▶ Aim of the task
With the pictures left out, copy the listing below exactly.
────────────────
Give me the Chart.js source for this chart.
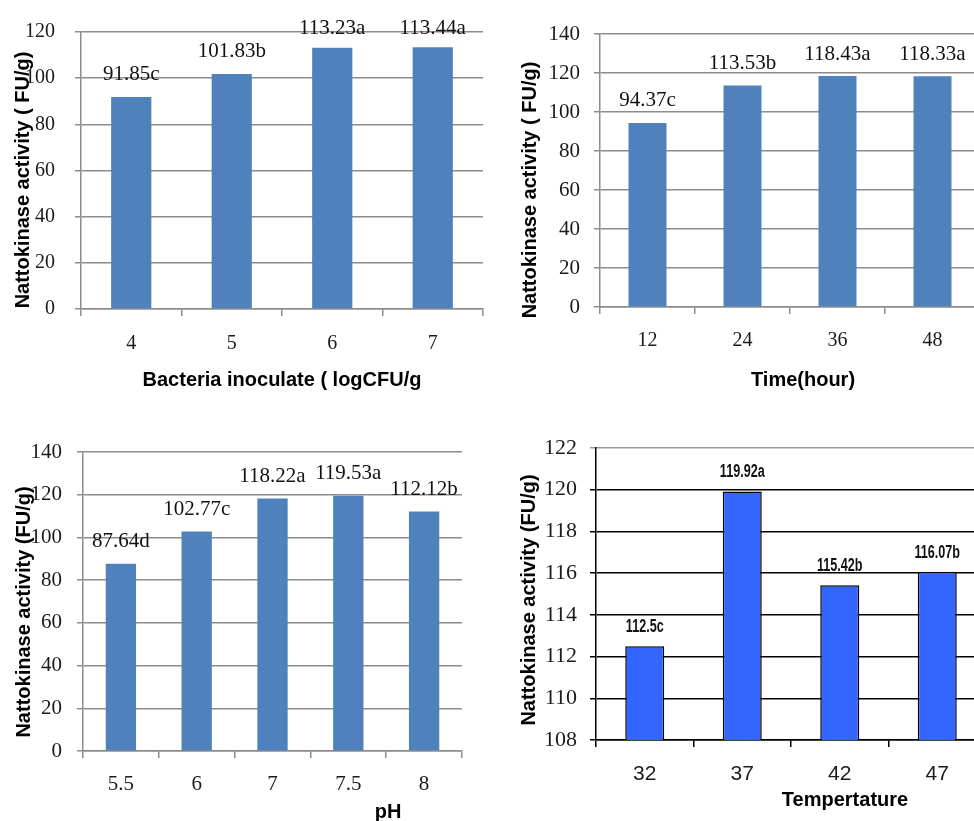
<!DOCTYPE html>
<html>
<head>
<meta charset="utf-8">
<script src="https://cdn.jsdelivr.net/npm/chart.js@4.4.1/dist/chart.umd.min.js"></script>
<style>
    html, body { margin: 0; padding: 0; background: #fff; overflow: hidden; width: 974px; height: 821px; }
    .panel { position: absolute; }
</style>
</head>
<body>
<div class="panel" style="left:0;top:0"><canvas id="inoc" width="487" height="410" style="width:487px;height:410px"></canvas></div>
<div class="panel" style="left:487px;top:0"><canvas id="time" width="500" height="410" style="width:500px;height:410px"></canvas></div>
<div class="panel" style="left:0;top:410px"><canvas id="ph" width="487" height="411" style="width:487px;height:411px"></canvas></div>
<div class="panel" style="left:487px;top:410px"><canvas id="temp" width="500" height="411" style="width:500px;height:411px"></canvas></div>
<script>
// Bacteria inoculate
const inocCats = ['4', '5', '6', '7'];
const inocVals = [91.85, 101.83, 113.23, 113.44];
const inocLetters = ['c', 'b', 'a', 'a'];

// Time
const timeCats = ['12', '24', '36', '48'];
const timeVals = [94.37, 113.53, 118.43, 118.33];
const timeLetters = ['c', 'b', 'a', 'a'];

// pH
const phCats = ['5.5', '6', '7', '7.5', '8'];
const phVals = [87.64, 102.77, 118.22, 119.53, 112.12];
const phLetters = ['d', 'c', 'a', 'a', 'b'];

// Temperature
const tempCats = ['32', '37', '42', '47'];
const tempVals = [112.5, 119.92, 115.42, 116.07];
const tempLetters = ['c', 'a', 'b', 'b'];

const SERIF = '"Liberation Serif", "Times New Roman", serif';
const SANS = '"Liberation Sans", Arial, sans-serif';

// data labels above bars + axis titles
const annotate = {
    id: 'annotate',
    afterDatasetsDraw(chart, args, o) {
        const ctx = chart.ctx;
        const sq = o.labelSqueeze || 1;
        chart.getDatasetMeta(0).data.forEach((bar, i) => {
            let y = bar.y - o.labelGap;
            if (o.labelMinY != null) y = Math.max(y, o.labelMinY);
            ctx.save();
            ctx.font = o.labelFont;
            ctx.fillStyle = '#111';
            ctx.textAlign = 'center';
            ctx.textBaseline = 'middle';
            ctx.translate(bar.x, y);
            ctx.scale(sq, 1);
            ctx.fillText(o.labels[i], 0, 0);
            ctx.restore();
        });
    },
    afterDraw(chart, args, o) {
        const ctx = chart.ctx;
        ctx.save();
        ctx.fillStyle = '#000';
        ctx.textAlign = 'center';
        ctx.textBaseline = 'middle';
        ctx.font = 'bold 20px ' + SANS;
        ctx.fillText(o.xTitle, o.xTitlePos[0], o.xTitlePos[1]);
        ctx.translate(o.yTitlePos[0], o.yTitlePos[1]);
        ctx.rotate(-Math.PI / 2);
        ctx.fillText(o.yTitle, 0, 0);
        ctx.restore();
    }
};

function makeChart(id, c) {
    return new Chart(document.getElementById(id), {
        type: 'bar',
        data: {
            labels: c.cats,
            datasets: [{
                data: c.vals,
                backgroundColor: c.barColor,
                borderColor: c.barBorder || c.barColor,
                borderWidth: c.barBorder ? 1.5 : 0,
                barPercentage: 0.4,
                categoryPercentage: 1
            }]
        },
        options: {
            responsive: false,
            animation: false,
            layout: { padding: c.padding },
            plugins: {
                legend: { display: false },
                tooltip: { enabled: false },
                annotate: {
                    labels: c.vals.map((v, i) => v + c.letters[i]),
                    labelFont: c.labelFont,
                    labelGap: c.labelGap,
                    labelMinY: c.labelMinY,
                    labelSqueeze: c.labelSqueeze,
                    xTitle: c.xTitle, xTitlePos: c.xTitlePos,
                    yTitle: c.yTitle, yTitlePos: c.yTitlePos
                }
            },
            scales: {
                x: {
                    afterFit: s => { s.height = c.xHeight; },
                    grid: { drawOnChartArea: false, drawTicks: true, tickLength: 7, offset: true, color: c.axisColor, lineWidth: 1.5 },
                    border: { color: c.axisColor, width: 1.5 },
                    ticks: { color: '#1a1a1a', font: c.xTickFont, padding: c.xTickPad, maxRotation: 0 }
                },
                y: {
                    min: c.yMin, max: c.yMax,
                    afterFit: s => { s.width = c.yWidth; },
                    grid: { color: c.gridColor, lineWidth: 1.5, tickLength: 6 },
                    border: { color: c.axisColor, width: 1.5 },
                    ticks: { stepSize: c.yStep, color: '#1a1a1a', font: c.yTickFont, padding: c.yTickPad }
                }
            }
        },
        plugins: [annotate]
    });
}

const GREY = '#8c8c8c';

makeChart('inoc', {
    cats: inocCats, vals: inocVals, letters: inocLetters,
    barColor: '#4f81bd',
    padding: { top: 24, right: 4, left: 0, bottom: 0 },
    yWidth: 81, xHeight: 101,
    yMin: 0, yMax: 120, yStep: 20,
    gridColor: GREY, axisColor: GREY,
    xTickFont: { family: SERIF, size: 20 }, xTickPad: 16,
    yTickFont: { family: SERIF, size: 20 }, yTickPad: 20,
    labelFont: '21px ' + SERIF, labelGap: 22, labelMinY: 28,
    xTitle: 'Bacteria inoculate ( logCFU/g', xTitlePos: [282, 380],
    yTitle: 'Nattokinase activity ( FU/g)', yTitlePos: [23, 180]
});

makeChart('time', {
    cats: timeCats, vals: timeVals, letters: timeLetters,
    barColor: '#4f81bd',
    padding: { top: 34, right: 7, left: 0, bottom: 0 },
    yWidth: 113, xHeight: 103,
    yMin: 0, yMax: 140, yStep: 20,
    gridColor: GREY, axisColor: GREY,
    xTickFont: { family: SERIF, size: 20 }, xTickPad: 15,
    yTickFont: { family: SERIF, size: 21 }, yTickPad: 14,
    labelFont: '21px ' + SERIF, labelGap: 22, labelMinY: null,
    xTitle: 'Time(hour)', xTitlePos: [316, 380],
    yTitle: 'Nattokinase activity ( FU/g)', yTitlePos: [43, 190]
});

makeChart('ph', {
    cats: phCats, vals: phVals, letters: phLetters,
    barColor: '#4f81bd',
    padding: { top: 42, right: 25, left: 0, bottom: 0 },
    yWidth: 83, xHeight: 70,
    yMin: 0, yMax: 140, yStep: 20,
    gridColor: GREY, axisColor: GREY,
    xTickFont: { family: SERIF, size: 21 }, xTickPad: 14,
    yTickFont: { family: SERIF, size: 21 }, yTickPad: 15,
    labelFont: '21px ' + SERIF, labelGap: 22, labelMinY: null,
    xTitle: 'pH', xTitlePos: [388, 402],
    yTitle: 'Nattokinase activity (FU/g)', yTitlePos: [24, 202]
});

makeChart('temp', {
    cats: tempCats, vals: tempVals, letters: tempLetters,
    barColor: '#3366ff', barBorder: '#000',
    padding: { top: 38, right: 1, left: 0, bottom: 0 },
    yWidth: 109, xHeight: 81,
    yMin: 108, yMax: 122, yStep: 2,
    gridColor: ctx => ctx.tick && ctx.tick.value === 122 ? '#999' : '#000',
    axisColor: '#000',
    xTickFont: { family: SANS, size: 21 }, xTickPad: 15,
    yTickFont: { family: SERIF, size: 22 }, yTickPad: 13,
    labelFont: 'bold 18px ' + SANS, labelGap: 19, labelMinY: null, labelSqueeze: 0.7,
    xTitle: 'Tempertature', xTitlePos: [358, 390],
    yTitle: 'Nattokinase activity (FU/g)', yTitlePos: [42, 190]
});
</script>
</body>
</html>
────────────────
▶ Response to the exercise
Give me the Chart.js source for this chart.
<!DOCTYPE html>
<html>
<head>
<meta charset="utf-8">
<script src="https://cdn.jsdelivr.net/npm/chart.js@4.4.1/dist/chart.umd.min.js"></script>
<style>
    html, body { margin: 0; padding: 0; background: #fff; overflow: hidden; width: 974px; height: 821px; }
    .panel { position: absolute; }
</style>
</head>
<body>
<div class="panel" style="left:0;top:0"><canvas id="inoc" width="487" height="410" style="width:487px;height:410px"></canvas></div>
<div class="panel" style="left:487px;top:0"><canvas id="time" width="500" height="410" style="width:500px;height:410px"></canvas></div>
<div class="panel" style="left:0;top:410px"><canvas id="ph" width="487" height="411" style="width:487px;height:411px"></canvas></div>
<div class="panel" style="left:487px;top:410px"><canvas id="temp" width="500" height="411" style="width:500px;height:411px"></canvas></div>
<script>
// Bacteria inoculate
const inocCats = ['4', '5', '6', '7'];
const inocVals = [91.85, 101.83, 113.23, 113.44];
const inocLetters = ['c', 'b', 'a', 'a'];

// Time
const timeCats = ['12', '24', '36', '48'];
const timeVals = [94.37, 113.53, 118.43, 118.33];
const timeLetters = ['c', 'b', 'a', 'a'];

// pH
const phCats = ['5.5', '6', '7', '7.5', '8'];
const phVals = [87.64, 102.77, 118.22, 119.53, 112.12];
const phLetters = ['d', 'c', 'a', 'a', 'b'];

// Temperature
const tempCats = ['32', '37', '42', '47'];
const tempVals = [112.5, 119.92, 115.42, 116.07];
const tempLetters = ['c', 'a', 'b', 'b'];

const SERIF = '"Liberation Serif", "Times New Roman", serif';
const SANS = '"Liberation Sans", Arial, sans-serif';

// data labels above bars + axis titles
const annotate = {
    id: 'annotate',
    afterDatasetsDraw(chart, args, o) {
        const ctx = chart.ctx;
        const sq = o.labelSqueeze || 1;
        chart.getDatasetMeta(0).data.forEach((bar, i) => {
            let y = bar.y - o.labelGap;
            if (o.labelMinY != null) y = Math.max(y, o.labelMinY);
            ctx.save();
            ctx.font = o.labelFont;
            ctx.fillStyle = '#111';
            ctx.textAlign = 'center';
            ctx.textBaseline = 'middle';
            ctx.translate(bar.x, y);
            ctx.scale(sq, 1);
            ctx.fillText(o.labels[i], 0, 0);
            ctx.restore();
        });
    },
    afterDraw(chart, args, o) {
        const ctx = chart.ctx;
        ctx.save();
        ctx.fillStyle = '#000';
        ctx.textAlign = 'center';
        ctx.textBaseline = 'middle';
        ctx.font = 'bold 20px ' + SANS;
        ctx.fillText(o.xTitle, o.xTitlePos[0], o.xTitlePos[1]);
        ctx.translate(o.yTitlePos[0], o.yTitlePos[1]);
        ctx.rotate(-Math.PI / 2);
        ctx.fillText(o.yTitle, 0, 0);
        ctx.restore();
    }
};

function makeChart(id, c) {
    return new Chart(document.getElementById(id), {
        type: 'bar',
        data: {
            labels: c.cats,
            datasets: [{
                data: c.vals,
                backgroundColor: c.barColor,
                borderColor: c.barBorder || c.barColor,
                borderWidth: c.barBorder ? 1.5 : 0,
                barPercentage: 0.4,
                categoryPercentage: 1
            }]
        },
        options: {
            responsive: false,
            animation: false,
            layout: { padding: c.padding },
            plugins: {
                legend: { display: false },
                tooltip: { enabled: false },
                annotate: {
                    labels: c.vals.map((v, i) => v + c.letters[i]),
                    labelFont: c.labelFont,
                    labelGap: c.labelGap,
                    labelMinY: c.labelMinY,
                    labelSqueeze: c.labelSqueeze,
                    xTitle: c.xTitle, xTitlePos: c.xTitlePos,
                    yTitle: c.yTitle, yTitlePos: c.yTitlePos
                }
            },
            scales: {
                x: {
                    afterFit: s => { s.height = c.xHeight; },
                    grid: { drawOnChartArea: false, drawTicks: true, tickLength: 7, offset: true, color: c.axisColor, lineWidth: 1.5 },
                    border: { color: c.axisColor, width: 1.5 },
                    ticks: { color: '#1a1a1a', font: c.xTickFont, padding: c.xTickPad, maxRotation: 0 }
                },
                y: {
                    min: c.yMin, max: c.yMax,
                    afterFit: s => { s.width = c.yWidth; },
                    grid: { color: c.gridColor, lineWidth: 1.5, tickLength: 6 },
                    border: { color: c.axisColor, width: 1.5 },
                    ticks: { stepSize: c.yStep, color: '#1a1a1a', font: c.yTickFont, padding: c.yTickPad }
                }
            }
        },
        plugins: [annotate]
    });
}

const GREY = '#8c8c8c';

makeChart('inoc', {
    cats: inocCats, vals: inocVals, letters: inocLetters,
    barColor: '#4f81bd',
    padding: { top: 24, right: 4, left: 0, bottom: 0 },
    yWidth: 81, xHeight: 101,
    yMin: 0, yMax: 120, yStep: 20,
    gridColor: GREY, axisColor: GREY,
    xTickFont: { family: SERIF, size: 20 }, xTickPad: 16,
    yTickFont: { family: SERIF, size: 20 }, yTickPad: 20,
    labelFont: '21px ' + SERIF, labelGap: 22, labelMinY: 28,
    xTitle: 'Bacteria inoculate ( logCFU/g', xTitlePos: [282, 380],
    yTitle: 'Nattokinase activity ( FU/g)', yTitlePos: [23, 180]
});

makeChart('time', {
    cats: timeCats, vals: timeVals, letters: timeLetters,
    barColor: '#4f81bd',
    padding: { top: 34, right: 7, left: 0, bottom: 0 },
    yWidth: 113, xHeight: 103,
    yMin: 0, yMax: 140, yStep: 20,
    gridColor: GREY, axisColor: GREY,
    xTickFont: { family: SERIF, size: 20 }, xTickPad: 15,
    yTickFont: { family: SERIF, size: 21 }, yTickPad: 14,
    labelFont: '21px ' + SERIF, labelGap: 22, labelMinY: null,
    xTitle: 'Time(hour)', xTitlePos: [316, 380],
    yTitle: 'Nattokinase activity ( FU/g)', yTitlePos: [43, 190]
});

makeChart('ph', {
    cats: phCats, vals: phVals, letters: phLetters,
    barColor: '#4f81bd',
    padding: { top: 42, right: 25, left: 0, bottom: 0 },
    yWidth: 83, xHeight: 70,
    yMin: 0, yMax: 140, yStep: 20,
    gridColor: GREY, axisColor: GREY,
    xTickFont: { family: SERIF, size: 21 }, xTickPad: 14,
    yTickFont: { family: SERIF, size: 21 }, yTickPad: 15,
    labelFont: '21px ' + SERIF, labelGap: 22, labelMinY: null,
    xTitle: 'pH', xTitlePos: [388, 402],
    yTitle: 'Nattokinase activity (FU/g)', yTitlePos: [24, 202]
});

makeChart('temp', {
    cats: tempCats, vals: tempVals, letters: tempLetters,
    barColor: '#3366ff', barBorder: '#000',
    padding: { top: 38, right: 1, left: 0, bottom: 0 },
    yWidth: 109, xHeight: 81,
    yMin: 108, yMax: 122, yStep: 2,
    gridColor: ctx => ctx.tick && ctx.tick.value === 122 ? '#999' : '#000',
    axisColor: '#000',
    xTickFont: { family: SANS, size: 21 }, xTickPad: 15,
    yTickFont: { family: SERIF, size: 22 }, yTickPad: 13,
    labelFont: 'bold 18px ' + SANS, labelGap: 19, labelMinY: null, labelSqueeze: 0.7,
    xTitle: 'Tempertature', xTitlePos: [358, 390],
    yTitle: 'Nattokinase activity (FU/g)', yTitlePos: [42, 190]
});
</script>
</body>
</html>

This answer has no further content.